Cuando el totalitarismo más siniestro, el nacionalismo de camisa parda aparecía quebrantado. Todo apuntaba para que al fin se hicieran realidad las promesas de la ilustración. La esperanza kantiana del “sapere aude” acompañada de una modernización universal y del asentamiento de la democracia liberal y los derechos humanos, estaban al alcance de la mano. Alcanzaba, parecía, con que los poderosos se pusieran de acuerdo, corrigieran lo más regresivo de sus ideologías, para que el mundo deviniera, sino feliz y realizado, como reclamaban las utopías al uso, sí algo menos cruel e insensible. Particularmente respecto a las enormes mayorías pobres y atrasadas del mundo.

Es cierto que el comunismo, por más que también hijo de la ilustración y sus sueños de liberación, sólo prometía en el discurso lo que tenazmente negaba en los hechos. Su vasto imperio y sus terribles anexos, se extendían entre dos océanos sobre una erosionada tierra de desilusión, tristeza y represión, aún cuando proclamara la más plena realización humana -en una curiosísima dicotomía entre ilusiones y concreciones.

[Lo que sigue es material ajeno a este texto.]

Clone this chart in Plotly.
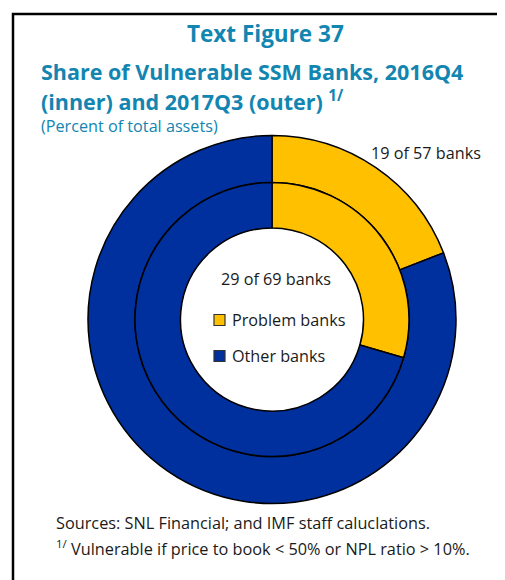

Las distancias entre bloques eran grandes, pero primero la muerte de José Stalin, el mayor autócrata de la historia de la humanidad, y más tarde la definitiva caída del régimen, abrumado por su propio peso, volvieron, sobre fines de los ochenta, a reabrir las esperanzas pendientes desde 1945. Por más que por las mismas fechas el reformismos capitalista de la social democracia, pese a sus logros anteriores, también comenzaba a mostrar su impotencia.

Ello sin olvidar que las promesas ilustradas de progreso indefinido ya habían sido puestas en duda, primero por Nietzche y en su estela por los grandes maestros de la sospecha, desde Freud a los posestructuralistas. Hoy, en gran medida, sus aprensiones respecto a la razón, pese a su cerrada negación de toda utopía o quizás por ello, parecen haber fructificado. Moral e interés se confunden. El mundo vuelve a los nacionalismos cerrados, las guerras comerciales, el rechazo al humanismo, el repudio a los tratados internacionales, la homofobia, la xenofobia y al belicismo. Lo hace pese a un feminismo, igualmente olvidado de la tolerancia. Es cierto que nadie invoca a Hitler o Mussolini, Mao o Lenin, ni siquiera a Marx, que los asiste desde empolvados anaqueles. Ya no se los precisa, su prosa se ha desteñido y sus promesas burladas.

Una nueva estrella o por lo menos una remozada, se ha levantado sobre el horizonte del siglo. Hablamos del Populismo. Lo escribimos con mayúscula, porque su auge lo reclama. De una mera patología de la democracia, un triste modo de ejercerla que la identifica con el gobierno de la mayoría (el pueblo), sin más límites institucionales que el dictado del líder, últimamente se ha rodeado de la constelación ideológica que recién describíamos, encabezada por un nacionalismo ofensivo y belicista, cuya ejemplo más notorio es el “America first”, del pavoroso Donald Trump. De este síndrome posmoderno, cada ve z más al uso de izquierdas y derechas, todo cabe esperar, menos el humanismo racionalista de la ilustración, al que un fascismo redivivo no le es ajeno.